La Presse a passé plusieurs jours dans un foyer de la Direction de la protection de la jeunesse (DPJ) mis sur pied, en 2009, pour préparer les adolescents qui font l'objet d'un placement jusqu'à leur majorité à voler de leurs propres ailes. À 18 ans, alors que la plupart des jeunes de leur âge restent dans le confort du nid familial, ils sont obligés de faire le grand saut. Pour qu'ils ne se retrouvent pas à la rue avec rien d'autre qu'un sac vert contenant leurs maigres possessions, un nouveau programme des centres jeunesse les aide à devenir quelqu'un.

Jeff Beauger vit à quelques centaines de mètres à peine de la maison où il a grandi. Il y retourne d'ailleurs de temps en temps pour dire bonjour.

«Ici, c'est mon quartier. Je m'y sens bien», dit-il.

Ce quartier, ce n'est pas celui de ses parents, ni de ses grands-parents, ni d'aucun autre membre de sa famille, en fait.

Jeff a passé son adolescence dans un foyer de groupe de la DPJ. Placé en famille d'accueil à l'âge de 8 ans parce que son père était violent et dénigrant, il a été ballotté d'une famille à l'autre avant de tenter un retour infructueux dans sa famille, entre 12 et 14 ans. Il a été l'un des premiers jeunes à bénéficier des nouveaux foyers de préparation à l'autonomie mis sur pied par les centres jeunesse de Montréal. Il y a vécu près de quatre ans. Puis, à 18 ans, en 2011, il a emménagé dans un 31/2 situé tout près. C'est là que nous l'avons rencontré.

Il se faisait cuire des pâtes avant d'aller à son entraînement. Il a découvert la musculation il y a quelques années et s'entraîne au centre où il a commencé, toujours dans le même quartier. À force d'y passer du temps, il a même été embauché comme entraîneur à temps partiel. «Je suis imprimé dans les murs tellement j'y vais souvent», dit-il en riant.
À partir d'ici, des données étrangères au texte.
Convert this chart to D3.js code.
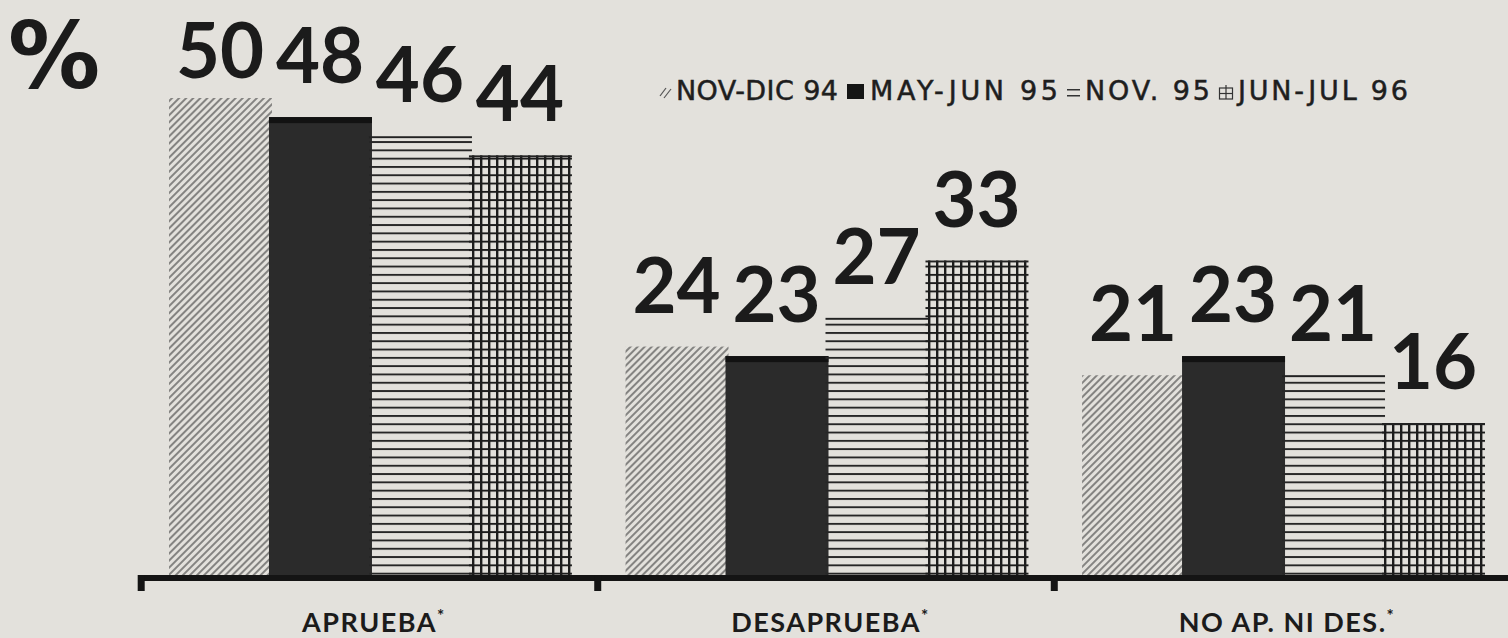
<!DOCTYPE html>
<html><head><meta charset="utf-8">
<script src="https://cdn.jsdelivr.net/npm/d3@7"></script>
<style>
html,body{margin:0;padding:0;background:#e3e1dc;}
svg{display:block;}
</style></head><body>
<svg id="chart" width="1508" height="638"></svg>
<script>
// ---- data ----
const categories = ["APRUEBA", "DESAPRUEBA", "NO AP. NI DES."];
const seriesNames = ["NOV-DIC 94", "MAY-JUN 95", "NOV. 95", "JUN-JUL 96"];
const nov94 = [50, 24, 21];
const may95 = [48, 23, 23];
const nov95 = [46, 27, 21];
const jun96 = [44, 33, 16];
const seriesValues = [nov94, may95, nov95, jun96];
const yAxisTitle = "%";

// ---- styles / layout ----
const ink = "#1b1b1b";
const fills = ["url(#hatch)", "#2b2b2b", "url(#hlines)", "url(#grid)"];
const legendTextWidths = [162, 188, 125, 170];
const legendIconWidths = [11, 18, 13, 14];

const svg = d3.select("#chart");
svg.append("rect").attr("width", 1508).attr("height", 638).attr("fill", "#e3e1dc");

const defs = svg.append("defs");
const ph = defs.append("pattern").attr("id", "hatch").attr("patternUnits", "userSpaceOnUse")
  .attr("width", 5).attr("height", 5).attr("patternTransform", "rotate(45)");
ph.append("line").attr("x1", 1).attr("y1", 0).attr("x2", 1).attr("y2", 5)
  .attr("stroke", "#444").attr("stroke-width", 1.2);
const pl = defs.append("pattern").attr("id", "hlines").attr("patternUnits", "userSpaceOnUse")
  .attr("width", 10).attr("height", 8.3);
pl.append("rect").attr("x", 0).attr("y", 0).attr("width", 10).attr("height", 1.9).attr("fill", "#262626");
const pg = defs.append("pattern").attr("id", "grid").attr("patternUnits", "userSpaceOnUse")
  .attr("width", 8).attr("height", 8.3);
pg.append("rect").attr("x", 0).attr("y", 0).attr("width", 2.4).attr("height", 8.3).attr("fill", "#1c1c1c");
pg.append("rect").attr("x", 0).attr("y", 0).attr("width", 8).attr("height", 1.9).attr("fill", "#1c1c1c");

// ---- scales ----
const x = d3.scaleBand().domain(categories).range([170, 1483]).paddingInner(0.124).paddingOuter(0);
const xi = d3.scaleBand().domain(seriesNames).range([0, x.bandwidth()]).padding(0);
const y = d3.scaleLinear().domain([0, 50]).range([576, 98]);

const rows = categories.flatMap((c, i) => seriesNames.map((s, j) => ({cat: c, series: s, j, value: seriesValues[j][i]})));

// ---- bars ----
const g = svg.append("g");
const bars = g.selectAll("g.bar").data(rows).join("g").attr("class", "bar");
bars.append("rect")
  .attr("x", d => x(d.cat) + xi(d.series) - 1)
  .attr("y", d => y(d.value))
  .attr("width", xi.bandwidth() + 3)
  .attr("height", d => y(0) - y(d.value))
  .attr("fill", d => fills[d.j]);
bars.filter(d => d.j === 1).append("rect")
  .attr("x", d => x(d.cat) + xi(d.series) - 1)
  .attr("y", d => y(d.value))
  .attr("width", xi.bandwidth() + 3).attr("height", 6).attr("fill", "#121212");
bars.filter(d => d.j === 2 || d.j === 3).append("rect")
  .attr("x", d => x(d.cat) + xi(d.series) - 1)
  .attr("y", d => y(d.value))
  .attr("width", xi.bandwidth() + 3).attr("height", 1.9).attr("fill", "#222");

// ---- value labels ----
svg.append("g").selectAll("text").data(rows).join("text")
  .attr("x", d => x(d.cat) + xi(d.series) + xi.bandwidth() / 2)
  .attr("y", d => Math.max(y(d.value) - 34, 78))
  .attr("text-anchor", "middle")
  .attr("font-family", "Lato, 'Open Sans', sans-serif")
  .attr("font-weight", 700)
  .attr("font-size", 76)
  .attr("fill", ink)
  .text(d => d.value);

// ---- axis ----
const axis = svg.append("g");
axis.append("rect").attr("x", 143).attr("y", 575).attr("width", 1508 - 143).attr("height", 6).attr("fill", "#141414");
axis.selectAll("rect.tick").data(categories).join("rect").attr("class", "tick")
  .attr("x", c => x(c) - x.step() * x.paddingInner() / 2 - 4)
  .attr("y", 575).attr("width", 7).attr("height", 16).attr("fill", "#141414");

const catText = svg.append("g").selectAll("text").data(categories).join("text")
  .attr("x", c => x(c) + x.bandwidth() / 2 + 4)
  .attr("y", 632)
  .attr("text-anchor", "middle")
  .attr("font-family", "Lato, 'Open Sans', sans-serif")
  .attr("font-weight", 700)
  .attr("font-size", 27)
  .attr("letter-spacing", 1.5)
  .attr("fill", ink);
catText.append("tspan").text(c => c);
catText.append("tspan").attr("font-size", 17).attr("dy", -10).text("*");

// ---- y title ----
svg.append("text").attr("x", 8).attr("y", 88)
  .attr("font-family", "'DejaVu Sans', Lato, sans-serif")
  .attr("font-weight", 700).attr("font-size", 92).attr("fill", ink)
  .text(yAxisTitle);

// ---- legend ----
const leg = svg.append("g");
const ly = 100;
let lx = 660;
seriesNames.forEach((name, j) => {
  const ig = leg.append("g").attr("transform", `translate(${lx},${ly})`);
  if (j === 0) {
    ig.append("line").attr("x1", 0).attr("y1", -4).attr("x2", 6).attr("y2", -12).attr("stroke", "#555").attr("stroke-width", 1.2);
    ig.append("line").attr("x1", 4).attr("y1", -2).attr("x2", 11).attr("y2", -11).attr("stroke", "#555").attr("stroke-width", 1.2);
  } else if (j === 1) {
    ig.append("rect").attr("x", 0).attr("y", -16).attr("width", 17).attr("height", 15).attr("fill", "#151515");
  } else if (j === 2) {
    ig.append("rect").attr("x", 0).attr("y", -11).attr("width", 13).attr("height", 1.5).attr("fill", "#333");
    ig.append("rect").attr("x", 0).attr("y", -5).attr("width", 13).attr("height", 1.5).attr("fill", "#333");
  } else {
    ig.append("rect").attr("x", 0.5).attr("y", -12).attr("width", 13).attr("height", 11).attr("fill", "none").attr("stroke", "#333").attr("stroke-width", 1.2);
    ig.append("line").attr("x1", 7).attr("y1", -15).attr("x2", 7).attr("y2", -1).attr("stroke", "#333").attr("stroke-width", 1.2);
    ig.append("line").attr("x1", 0).attr("y1", -6.5).attr("x2", 14).attr("y2", -6.5).attr("stroke", "#333").attr("stroke-width", 1.2);
  }
  lx += legendIconWidths[j] + 5;
  leg.append("text").attr("x", lx).attr("y", ly)
    .attr("font-family", "'DejaVu Sans', Lato, sans-serif").attr("font-size", 27)
    .attr("font-weight", 400).attr("fill", "#1e1e1e")
    .attr("stroke", "#1e1e1e").attr("stroke-width", 0.5)
    .attr("textLength", legendTextWidths[j]).attr("lengthAdjust", "spacing")
    .text(name);
  lx += legendTextWidths[j] + 9;
});
</script>
</body></html>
Ambitieux, le jeune homme aujourd'hui âgé de 20 ans souhaite faire carrière dans le dessin animé. Il étudie en arts au cégep du Vieux Montréal. «Avant, je voulais être pompier, mais en discutant avec mon éducateur, au foyer, je me suis rendu compte que ce n'était pas l'emploi pour moi. Je voulais faire ça juste pour glander.»

Figure paternelle

L'éducateur en question, c'est Ted. Comme son ancien protégé, il est d'origine haïtienne. «Quand je suis arrivé au foyer, on a remarqué qu'on se ressemblait et qu'on avait une bonne connexion. Il m'a pris en main et m'a aidé. Je n'ai jamais vraiment eu de figure paternelle et Ted a été celle dont j'avais besoin.»

Deux ans après le départ de Jeff, ils sont toujours en contact. «Quand je suis dans les parages, je passe le voir. Sinon, il m'appelle pour savoir comment je vais.»

Lorsqu'on lui demande ce qu'il pense de son adolescence, il répond qu'il a été chanceux. «Chez moi, je n'étais pas dans une bonne situation. Aujourd'hui, je suis mieux dans ma peau que si j'étais resté. Je sais ce que je vaux.»

Il admet toutefois avoir complètement perdu la fibre familiale. «On dirait que je n'arrive plus à m'intégrer dans une famille. Je ne suis pas à l'aise.» Il ne voit d'ailleurs personne de sa parenté, même éloignée, sauf son frère. Lui aussi a été retiré à ses parents, mais moins longtemps. Ils ont très peu de contact. «Plus jeune, j'attendais que mon père ne soit pas à la maison pour aller le voir en cachette. Mais maintenant, je ne sens pas que j'ai des choses à lui dire.»